Berbeda dengan Al-qur’an sebagai kitab terakhir. Yang merupakan “al-furqan” dan “al-muhaimin” bagi kitab-kitab sebelumnya. Maka Allah telah menjamin keotentikannya tanpa kontaminasi perubahan zaman dan tempat,  mu’jiz dengan sendirinya, serta kekal hingga hari kiamat. Seperti firman Allah, “Inna nahnu nazalna al dzikra wa inna lahuu lakhafidzun” [4]
Lalu, jika Al-qur’an terjaga keotentikannya, lantas mengapa masih banyak kita temukan mufasir muslim yang menafsirkan ayat-ayat Al-qur’an dengan riwayat ahli kitab? Bukankah jelas disebutkan, bahwa taurat dan injil sendiri telah mengalami perubahan? Apa latar belakang yang mendasari hal tersebut? Bagaimana riwayat-riwayat bathilah itu menyusup kedalam tafsir Al-Qur’an? Sejauh mana pengaruh riwayat ahli kitab dalam penafsiran al-Qur’an?. Oleh karena itu, dalam makalah singkat dan sederhana ini, penulis mencoba memaparkan jawaban-jawaban yang sangat sederhana atas seabreg pertanyaan yang manggelayuti benak diskusan.

B.      Latar Belakang Penyusupan Israiliyat Kedalam Kitab Tafsir

Masuknya riwayat Masehi dan Yahudi (israiliyyat) kedalam Tafsir Qur'an telah ada sejak    zaman Sahabat.
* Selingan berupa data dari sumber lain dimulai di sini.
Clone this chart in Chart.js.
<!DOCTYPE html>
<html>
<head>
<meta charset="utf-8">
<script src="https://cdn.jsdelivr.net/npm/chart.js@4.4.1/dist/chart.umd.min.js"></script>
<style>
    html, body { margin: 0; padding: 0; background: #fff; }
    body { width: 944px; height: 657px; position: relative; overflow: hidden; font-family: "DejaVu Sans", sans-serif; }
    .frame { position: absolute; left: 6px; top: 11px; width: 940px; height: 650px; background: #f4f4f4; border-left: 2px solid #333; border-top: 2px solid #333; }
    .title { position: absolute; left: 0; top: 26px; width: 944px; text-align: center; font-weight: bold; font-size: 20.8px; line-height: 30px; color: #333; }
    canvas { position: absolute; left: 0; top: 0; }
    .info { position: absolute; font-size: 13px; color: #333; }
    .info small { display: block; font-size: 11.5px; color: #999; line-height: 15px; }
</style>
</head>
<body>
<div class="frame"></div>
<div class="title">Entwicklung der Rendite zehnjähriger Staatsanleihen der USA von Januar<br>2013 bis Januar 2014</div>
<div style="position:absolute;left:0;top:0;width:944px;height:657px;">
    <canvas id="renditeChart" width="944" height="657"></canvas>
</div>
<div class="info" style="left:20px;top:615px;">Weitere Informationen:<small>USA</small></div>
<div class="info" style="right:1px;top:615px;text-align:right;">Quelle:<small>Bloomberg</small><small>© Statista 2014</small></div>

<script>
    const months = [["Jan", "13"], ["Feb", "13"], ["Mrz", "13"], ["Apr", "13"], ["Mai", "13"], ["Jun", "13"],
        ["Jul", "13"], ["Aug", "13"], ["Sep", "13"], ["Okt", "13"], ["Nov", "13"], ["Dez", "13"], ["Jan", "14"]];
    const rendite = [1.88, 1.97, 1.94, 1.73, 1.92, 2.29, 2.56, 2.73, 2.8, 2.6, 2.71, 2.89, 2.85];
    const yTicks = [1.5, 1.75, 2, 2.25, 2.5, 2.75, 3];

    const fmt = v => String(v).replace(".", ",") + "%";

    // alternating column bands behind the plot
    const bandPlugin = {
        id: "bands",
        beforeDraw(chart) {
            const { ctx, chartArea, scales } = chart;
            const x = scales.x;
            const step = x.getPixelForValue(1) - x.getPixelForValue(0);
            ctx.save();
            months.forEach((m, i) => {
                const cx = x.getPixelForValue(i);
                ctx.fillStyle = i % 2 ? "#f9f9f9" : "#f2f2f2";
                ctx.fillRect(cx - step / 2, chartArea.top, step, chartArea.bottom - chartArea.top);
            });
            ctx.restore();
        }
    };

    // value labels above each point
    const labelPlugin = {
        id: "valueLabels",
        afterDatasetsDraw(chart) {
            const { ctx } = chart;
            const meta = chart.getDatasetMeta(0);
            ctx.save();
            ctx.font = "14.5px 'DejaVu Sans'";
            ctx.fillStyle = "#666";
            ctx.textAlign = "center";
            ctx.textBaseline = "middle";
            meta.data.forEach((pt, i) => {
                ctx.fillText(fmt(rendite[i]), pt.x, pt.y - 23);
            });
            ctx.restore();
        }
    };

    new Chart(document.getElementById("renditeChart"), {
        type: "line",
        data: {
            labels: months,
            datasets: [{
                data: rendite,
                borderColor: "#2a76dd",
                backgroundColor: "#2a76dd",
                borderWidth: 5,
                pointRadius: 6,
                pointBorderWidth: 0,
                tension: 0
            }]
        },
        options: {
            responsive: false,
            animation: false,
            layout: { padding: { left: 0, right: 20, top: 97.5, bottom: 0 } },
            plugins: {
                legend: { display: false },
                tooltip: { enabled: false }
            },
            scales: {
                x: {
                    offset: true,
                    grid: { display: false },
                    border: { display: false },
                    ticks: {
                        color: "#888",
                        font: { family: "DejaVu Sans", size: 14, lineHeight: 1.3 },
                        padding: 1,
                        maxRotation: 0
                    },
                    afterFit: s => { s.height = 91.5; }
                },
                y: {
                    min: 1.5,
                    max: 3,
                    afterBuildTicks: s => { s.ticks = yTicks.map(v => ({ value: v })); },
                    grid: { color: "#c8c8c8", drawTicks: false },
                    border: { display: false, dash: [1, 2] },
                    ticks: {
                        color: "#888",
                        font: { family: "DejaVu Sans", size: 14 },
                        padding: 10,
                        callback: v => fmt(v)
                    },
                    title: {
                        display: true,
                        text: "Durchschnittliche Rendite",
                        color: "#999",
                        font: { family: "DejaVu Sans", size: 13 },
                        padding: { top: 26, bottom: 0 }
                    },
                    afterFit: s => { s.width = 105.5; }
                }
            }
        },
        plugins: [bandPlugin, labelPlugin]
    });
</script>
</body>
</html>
Ini terkait oleh asimilasi tsaqafah bani Israil yang bermigrasi ke semenanjung Arabia di masa pra-Islam pada tahun 70-M untuk menghindari kekejaman dan penindasan pemerintahan Romawi pada waktu itu[5]. Tak pelak, bani Israil yang hijrah ke semenanjung Arab membawa serta Tafsir dan landasan agama mereka yang kemudian berkembang di kalangan mereka dari generasi ke generasi. Tafsir dan landasan agama Yahudi memiliki posisi kuat dalam tradisi bani Israil dimanapun mereka berada. Dimana mereka memiliki sebuah sistem pendidikan agama terpadu yang mereka ajarkan di sekolah-sekolah agama, yang dikenal dengan sebutan “El-Midras”.  Disamping itu, mereka juga membangun tempat-tempat peribadatan (sinagoga) yang terintegrasi dengan sekolah-sekolah keagamaan.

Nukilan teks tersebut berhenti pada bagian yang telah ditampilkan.